**Supplied information:**
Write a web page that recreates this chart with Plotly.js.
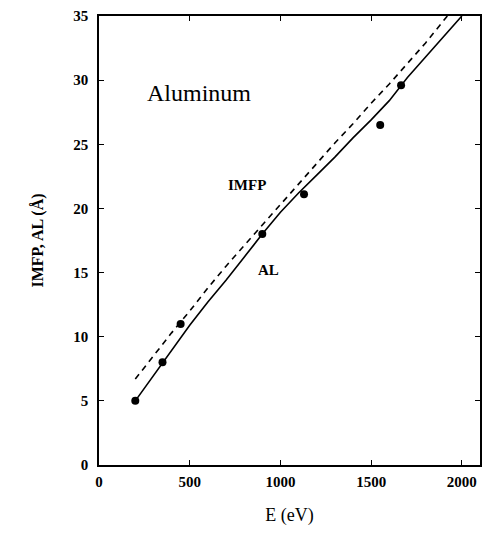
<!DOCTYPE html>
<html>
<head>
<meta charset="utf-8">
<script src="https://cdn.plot.ly/plotly-3.0.1.min.js"></script>
<style>html,body{margin:0;padding:0;background:#fff;}#chart{width:484px;height:536px;}</style>
</head>
<body>
<div id="chart"></div>
<script>
// AL (attenuation length) curve, solid
const alE = [200, 250, 300, 350, 400, 450, 500, 600, 700, 800, 900, 1000, 1100, 1200, 1300, 1400, 1500, 1600, 1700, 1800, 1900, 2000];
const alV = [5.0, 6.0, 7.0, 8.0, 8.9, 10.0, 10.9, 12.7, 14.4, 16.2, 18.0, 19.7, 21.2, 22.6, 24.0, 25.5, 26.9, 28.4, 30.2, 31.8, 33.4, 35.0];
// IMFP curve, dashed
const imfpE = [200, 300, 400, 500, 600, 700, 800, 900, 1000, 1100, 1200, 1300, 1400, 1500, 1600, 1700, 1800, 1920];
const imfpV = [6.7, 8.5, 10.3, 12.0, 13.8, 15.5, 17.1, 18.7, 20.3, 21.9, 23.5, 25.1, 26.6, 28.2, 29.7, 31.3, 32.9, 35.0];
// measured points
const ptE = [200, 350, 450, 900, 1130, 1550, 1665];
const ptV = [5.0, 8.0, 11.0, 18.0, 21.1, 26.5, 29.6];
// ticks
const xTicks = [0, 500, 1000, 1500, 2000];
const yTicks = [0, 5, 10, 15, 20, 25, 30, 35];

const serif = "Liberation Serif, Times New Roman, serif";

const traces = [
  {x: imfpE, y: imfpV, mode: 'lines', line: {color: '#000', width: 1.6, dash: '6px,5px'}, hoverinfo: 'skip'},
  {x: alE, y: alV, mode: 'lines', line: {color: '#000', width: 1.6}, hoverinfo: 'skip'},
  {x: ptE, y: ptV, mode: 'markers', marker: {color: '#000', size: 8}, hoverinfo: 'skip'}
];

const axisCommon = {
  showgrid: false, zeroline: false, showline: true, mirror: 'ticks',
  linecolor: '#000', linewidth: 1.8, ticks: 'inside', ticklen: 5, tickcolor: '#000',
  tickfont: {family: serif, size: 15, color: '#000', weight: 'bold'}
};

const layout = {
  width: 484, height: 536,
  margin: {l: 99, r: 4, t: 16, b: 71},
  paper_bgcolor: '#fff', plot_bgcolor: '#fff',
  showlegend: false,
  xaxis: Object.assign({}, axisCommon, {
    range: [0, 2100], tickvals: xTicks, ticktext: xTicks.map(String),
    ticklabelstandoff: 2,
    title: {text: 'E (eV)', font: {family: serif, size: 18, color: '#000'}, standoff: 20}
  }),
  yaxis: Object.assign({}, axisCommon, {
    range: [0, 35], tickvals: yTicks, ticktext: yTicks.map(String),
    ticklabelstandoff: 6,
    title: {text: 'IMFP, AL (Å)', font: {family: serif, size: 16, color: '#000', weight: 'bold'}, standoff: 26}
  }),
  annotations: [
    {x: 552, y: 29.0, xref: 'x', yref: 'y', text: 'Aluminum', showarrow: false, font: {family: serif, size: 24, color: '#000'}},
    {x: 814, y: 21.8, xref: 'x', yref: 'y', text: 'IMFP', showarrow: false, font: {family: serif, size: 15, color: '#000', weight: 'bold'}},
    {x: 933, y: 15.2, xref: 'x', yref: 'y', text: 'AL', showarrow: false, font: {family: serif, size: 15, color: '#000', weight: 'bold'}}
  ]
};

Plotly.newPlot('chart', traces, layout, {staticPlot: true, displayModeBar: false});
</script>
</body>
</html>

**Work required:**
Tally the lines above that contain the word "chart", and reply with only the number.

**Result of the task:**
4